Gang, known for density-boosting designs that link a building to its street and the wider relationship it has with people and geography, said she had spent her first couple of days exploring the CBD's laneways.
"I think that's such a great way to connect. If you can make tall buildings come down to the ground and have the porosity - that's the key to the Melbourne city," she said.
She praised the fact that the city's high-rise towers appeared to be clustered together, rather than uniformly spread out over the CBD – "different districts have different characters" – but also said it was crucial for the proliferating multi-residential towers to incorporate the city's laneways into their footprints.
"The tall buildings that are being planned should pay attention to the vibrancy of the laneway pattern and incorporate it," she said. "It would be terrible if we lost that quality."
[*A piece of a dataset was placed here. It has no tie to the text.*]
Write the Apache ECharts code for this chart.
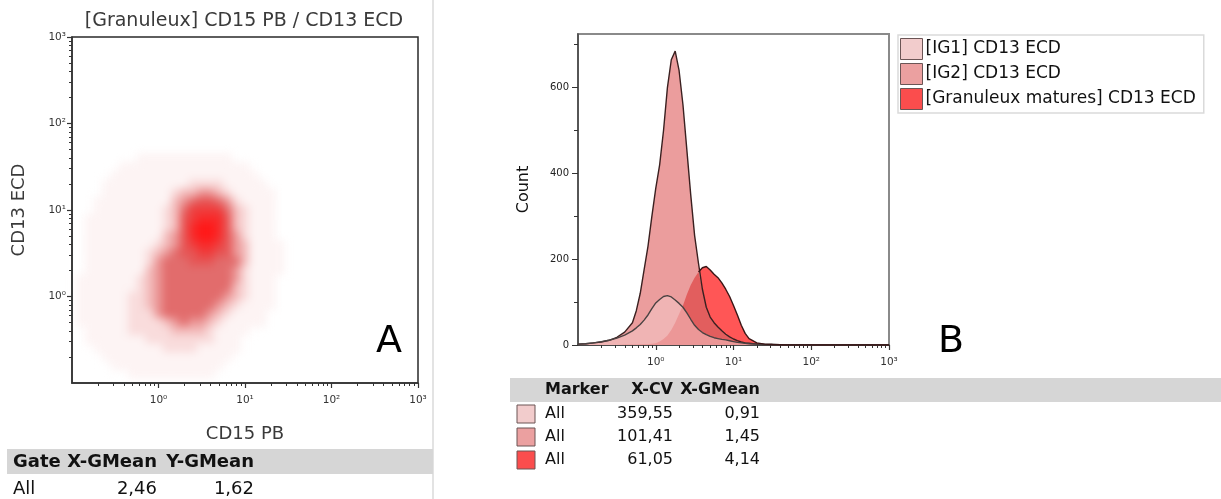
<!DOCTYPE html>
<html><head><meta charset="utf-8">
<script src="https://cdn.jsdelivr.net/npm/echarts@6/dist/echarts.min.js"></script>
<style>
html,body{margin:0;padding:0;background:#fff;}
#wrap{position:relative;width:1221px;height:499px;overflow:hidden;background:#fff;}
#dens{position:absolute;left:0;top:0;width:1221px;height:499px;filter:blur(4.5px);}
#main{position:absolute;left:0;top:0;width:1221px;height:499px;}
</style></head><body>
<div id="wrap"><div id="dens"></div><div id="main"></div></div>
<script>
// ---------- DATA ----------
// Panel A: density of the CD15 PB / CD13 ECD dot plot, read per 0.1-decade cell (0 = empty ... 9 = densest)
const densLogX = [-0.9,-0.8,-0.7,-0.6,-0.5,-0.4,-0.3,-0.2,-0.1,0.0,0.1,0.2,0.3,0.4,0.5,0.6,0.7,0.8,0.9,1.0,1.1,1.2,1.3,1.4,1.5];
const densLogY = [1.6,1.5,1.4,1.3,1.2,1.1,1.0,0.9,0.8,0.7,0.6,0.5,0.4,0.3,0.2,0.1,0.0,-0.1,-0.2,-0.3,-0.4,-0.5,-0.6,-0.7,-0.8,-0.9];
const densRows = [
  "0000000111111111110000000",
  "0000011111111111111100000",
  "0000111111111111111110000",
  "0001111111111222211111000",
  "0001111111123344321111100",
  "0011111111134566542111100",
  "0011111111235777753211100",
  "0111111111236788863211100",
  "0111111111236899863211100",
  "0111111111346899864211100",
  "0111111112346788764311110",
  "0111111123456677664311110",
  "0111111124555666555311110",
  "0111111134555555554211110",
  "1111111234555555554211100",
  "1111111234555555553211100",
  "1111112234555555543211100",
  "1111112234555555432111100",
  "1111112224555554321111000",
  "1111112222345443211111000",
  "0111112222233332111100000",
  "0111111122222222111000000",
  "0011111111222211111000000",
  "0001111111111111110000000",
  "0000111111111111100000000",
  "0000001111111111000000000"
];
// Panel B: CD13 ECD histograms (x in decades, log10)
const histLogX = [-1.0,-0.9,-0.8,-0.7,-0.6,-0.5,-0.4,-0.3,-0.25,-0.2,-0.15,-0.1,-0.05,0.0,0.05,0.1,0.15,0.2,0.25,0.3,0.35,0.4,0.45,0.5,0.55,0.6,0.65,0.7,0.75,0.8,0.85,0.9,0.95,1.0,1.05,1.1,1.15,1.2,1.3,1.4,1.5,1.7,2.0,2.5,3.0];
const countIG1 = [2,3,5,8,11,16,23,33,40,48,58,70,85,98,106,113,115,112,105,97,88,75,60,46,36,29,24,20,17,15,13,12,10,8,6,5,4,3,2,1,1,0,0,0,0];
const countIG2 = [2,3,5,7,11,18,30,52,80,120,175,230,300,365,420,500,600,665,685,640,560,455,350,255,190,130,88,65,52,42,33,25,19,14,10,7,5,4,2,1,1,0,0,0,0];
const countMature = [0,0,0,0,0,0,1,1,1,2,2,2,3,4,8,14,22,35,52,72,92,118,140,157,170,180,183,175,165,157,145,130,113,92,70,46,27,15,5,2,1,0,0,0,0];
const seriesNames = ['[IG1] CD13 ECD','[IG2] CD13 ECD','[Granuleux matures] CD13 ECD'];
// axis ticks
const decadeValues = [0,1,2,3];
const decadeLabels = ['10\u2070','10\u00b9','10\u00b2','10\u00b3'];
const countTicks = [0,200,400,600];
const countMinorTicks = [100,300,500,700];
// stats tables
const leftStatsHeader = ['Gate','X-GMean','Y-GMean'];
const leftStatsRow = ['All','2,46','1,62'];
const rightStatsHeader = ['Marker','X-CV','X-GMean'];
const rightStatsRows = [['All','359,55','0,91'],['All','101,41','1,45'],['All','61,05','4,14']];
// texts
const titleA = '[Granuleux] CD15 PB / CD13 ECD';

// ---------- STYLE ----------
const FONT = "'DejaVu Sans', Verdana, sans-serif";
const densPalette = [null,'#fdf4f4','#f9dcdc','#f3bcbc','#eb9797','#e26c6c','#e65656','#ef3d3d','#f82a2a','#ff1818'];
const swatch = ['#f2cccc','#eba0a0','#fb4d4d'];

// ---------- DENSITY LAYER ----------
const densData = [];
densRows.forEach((row, r) => {
  for (let c = 0; c < densLogX.length; c++) {
    const v = +row.charAt(c);
    if (v > 0) densData.push([densLogX[c], densLogY[r], v]);
  }
});
const dens = echarts.init(document.getElementById('dens'), null, {renderer:'canvas'});
dens.setOption({
  animation:false,
  backgroundColor:'transparent',
  grid:{left:72, top:37, width:346, height:346, outerBoundsMode:'none'},
  xAxis:{type:'value', min:-1, max:3, show:false},
  yAxis:{type:'value', min:-1, max:3, show:false},
  series:[{type:'scatter', data:densData, symbol:'rect', symbolSize:9.4, silent:true,
    itemStyle:{color:p => densPalette[p.value[2]], opacity:1}}]
});

// ---------- MAIN ----------
const minorDecadeTicks = [];
for (let d = -1; d < 3; d++) for (let k = 2; k <= 9; k++) minorDecadeTicks.push(d + Math.log10(k));

const pairs = ys => histLogX.map((x,i) => [x, ys[i]]);
const overlap = histLogX.map((x,i) => [x, Math.min(countIG2[i], countMature[i])]);
const matureEdge = histLogX.map((x,i) => {
  const ex = countMature[i] >= countIG2[i] || (i+1 < histLogX.length && countMature[i+1] >= countIG2[i+1]);
  return [x, ex ? countMature[i] : '-'];
});

const tickLbl = v => { const i = decadeValues.indexOf(Math.round(v)); return i >= 0 ? decadeLabels[i] : ''; };

function decadeAxis(grid, pos, name, nameGap, labelMargin) {
  return [{
    type:'value', gridIndex:grid, min:-1, max:3, position:pos,
    name:name, nameLocation:'middle', nameGap:nameGap,
    nameTextStyle:{fontFamily:FONT, fontSize:18, color:'#3a3a3a'},
    axisLine:{show:true, onZero:false, lineStyle:{color:'#333', width:1.5}},
    axisTick:{show:true, customValues:decadeValues, length:5, lineStyle:{color:'#333', width:1.2}},
    axisLabel:{show:true, customValues:decadeValues, formatter:tickLbl, fontFamily:FONT, fontSize:10.5, color:'#333', margin:labelMargin},
    splitLine:{show:false}
  },{
    type:'value', gridIndex:grid, min:-1, max:3, position:pos,
    axisLine:{show:false, onZero:false},
    axisTick:{show:true, customValues:minorDecadeTicks, length:3, lineStyle:{color:'#333', width:1}},
    axisLabel:{show:false}, splitLine:{show:false}
  }];
}

const xA = decadeAxis(0, 'bottom', 'CD15 PB', 42, 12);
const yA = decadeAxis(0, 'left', 'CD13 ECD', 44, 6);
const xB = decadeAxis(1, 'bottom', '', 0, 12);

const yB = [{
  type:'value', gridIndex:1, min:0, max:725, position:'left',
  name:'Count', nameLocation:'middle', nameGap:46,
  nameTextStyle:{fontFamily:FONT, fontSize:16, color:'#111'},
  axisLine:{show:true, onZero:false, lineStyle:{color:'#444', width:1.5}},
  axisTick:{show:true, customValues:countTicks, length:6, lineStyle:{color:'#333'}},
  axisLabel:{show:true, customValues:countTicks, fontFamily:FONT, fontSize:10, color:'#222', margin:9},
  splitLine:{show:false}
},{
  type:'value', gridIndex:1, min:0, max:725, position:'left',
  axisLine:{show:false, onZero:false},
  axisTick:{show:true, customValues:countMinorTicks, length:4, lineStyle:{color:'#333'}},
  axisLabel:{show:false}, splitLine:{show:false}
}];

const hx = 2, hy = 2;
const areaSeries = (name, data, color, z, opacity) => ({
  type:'line', name:name, data:data, xAxisIndex:hx, yAxisIndex:hy, z:z,
  showSymbol:false, symbol:'none', silent:true, animation:false,
  itemStyle:{color:color}, lineStyle:{width:0, opacity:0},
  areaStyle:{color:color, opacity:opacity}
});
const lineSeries = (data, color, z) => ({
  type:'line', data:data, xAxisIndex:hx, yAxisIndex:hy, z:z,
  showSymbol:false, symbol:'none', silent:true, animation:false, connectNulls:false,
  lineStyle:{color:color, width:1.4}
});

const main = echarts.init(document.getElementById('main'), null, {renderer:'canvas'});

const T = (x, y, s, o) => ({type:'text', x:x, y:y, silent:true, z:50,
  style:Object.assign({text:s, fill:'#111', font:'16px ' + FONT, align:'left', verticalAlign:'middle'}, o || {})});

const graphics = [
  {type:'line', shape:{x1:433, y1:0, x2:433, y2:499}, style:{stroke:'#e3e3e3', lineWidth:2}, silent:true},
  T(244, 21, titleA, {font:'19px ' + FONT, fill:'#3a3a3a', align:'center'}),
  T(389, 342, 'A', {font:'38px ' + FONT, fill:'#000', align:'center'}),
  T(951, 342, 'B', {font:'38px ' + FONT, fill:'#000', align:'center'}),
  // left table
  {type:'rect', shape:{x:7, y:449, width:426, height:25}, style:{fill:'#d6d6d6'}, silent:true},
  T(13, 462, leftStatsHeader[0], {font:'bold 18px ' + FONT}),
  T(157, 462, leftStatsHeader[1], {font:'bold 18px ' + FONT, align:'right'}),
  T(254, 462, leftStatsHeader[2], {font:'bold 18px ' + FONT, align:'right'}),
  T(13, 489, leftStatsRow[0], {font:'18px ' + FONT}),
  T(157, 489, leftStatsRow[1], {font:'18px ' + FONT, align:'right'}),
  T(254, 489, leftStatsRow[2], {font:'18px ' + FONT, align:'right'}),
  // right table
  {type:'rect', shape:{x:510, y:378, width:711, height:24}, style:{fill:'#d6d6d6'}, silent:true},
  T(545, 390, rightStatsHeader[0], {font:'bold 16px ' + FONT}),
  T(673, 390, rightStatsHeader[1], {font:'bold 16px ' + FONT, align:'right'}),
  T(760, 390, rightStatsHeader[2], {font:'bold 16px ' + FONT, align:'right'})
];
const rowY = [414, 437, 460];
rightStatsRows.forEach((r, i) => {
  graphics.push({type:'rect', shape:{x:517, y:rowY[i]-9, width:18, height:18},
    style:{fill:swatch[i], stroke:'#6b5555', lineWidth:1}, silent:true});
  graphics.push(T(545, rowY[i], r[0], {font:'16px ' + FONT}));
  graphics.push(T(673, rowY[i], r[1], {font:'16px ' + FONT, align:'right'}));
  graphics.push(T(760, rowY[i], r[2], {font:'16px ' + FONT, align:'right'}));
});

main.setOption({
  animation:false,
  backgroundColor:'transparent',
  textStyle:{fontFamily:FONT},
  grid:[
    {left:72, top:37, width:346, height:346, show:true, borderColor:'#2a2a2a', borderWidth:1.5, backgroundColor:'transparent', outerBoundsMode:'none'},
    {left:578, top:34, width:311, height:311, show:true, borderColor:'#8a8a8a', borderWidth:2, backgroundColor:'transparent', outerBoundsMode:'none'}
  ],
  xAxis:[xA[0], xA[1], xB[0], xB[1]],
  yAxis:[yA[0], yA[1], yB[0], yB[1]],
  legend:{
    orient:'vertical', left:898, top:35, padding:[3,8,3,2], itemGap:3,
    itemWidth:22, itemHeight:21, selectedMode:false,
    borderColor:'#dadada', borderWidth:1.5, backgroundColor:'#fff',
    textStyle:{fontFamily:FONT, fontSize:17, color:'#111', padding:[0,0,0,-2]},
    data:seriesNames.map((n,i) => ({name:n, icon:'rect',
      itemStyle:{color:swatch[i], borderColor:'#6b5555', borderWidth:1}}))
  },
  graphic:graphics,
  series:[
    areaSeries(seriesNames[2], pairs(countMature), '#ff5656', 2, 1),
    areaSeries(seriesNames[1], pairs(countIG2), '#eb9d9d', 3, 1),
    areaSeries(null, overlap, '#e25e5e', 4, 1),
    areaSeries(seriesNames[0], pairs(countIG1), '#f4c6c6', 5, 0.55),
    lineSeries(pairs(countIG2), '#3a2020', 6),
    lineSeries(pairs(countIG1), '#4a4242', 6),
    lineSeries(matureEdge, '#3a1616', 6)
  ]
});
</script>
</body></html>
Rules protecting the wider environment also need, however, to be able to give developers the ability to be creative and make a return, she said. In New York, Gang designed Solar Carve, a 17-storey commercial building adjacent to the High Line, a linear park built on top of a disused railway line.
To prevent the trunk of the building throwing a large section of the High Line into shadow – even though planning regulations would have permitted it – Gang shaved off one side of the building, so it rises up from the ground outwards, to increase the sunlight falling onto the park.
In planning a building that reduced the floor area of the tower at lower levels, they were able to convince planning authorities to let the building go higher than it could otherwise as an offset, Gang said.
A tall building, she said, is "vertical infrastructure" for a city and needed to be given as much consideration as any other infrastructure.
"You need it as much as you need a train – think about it like that."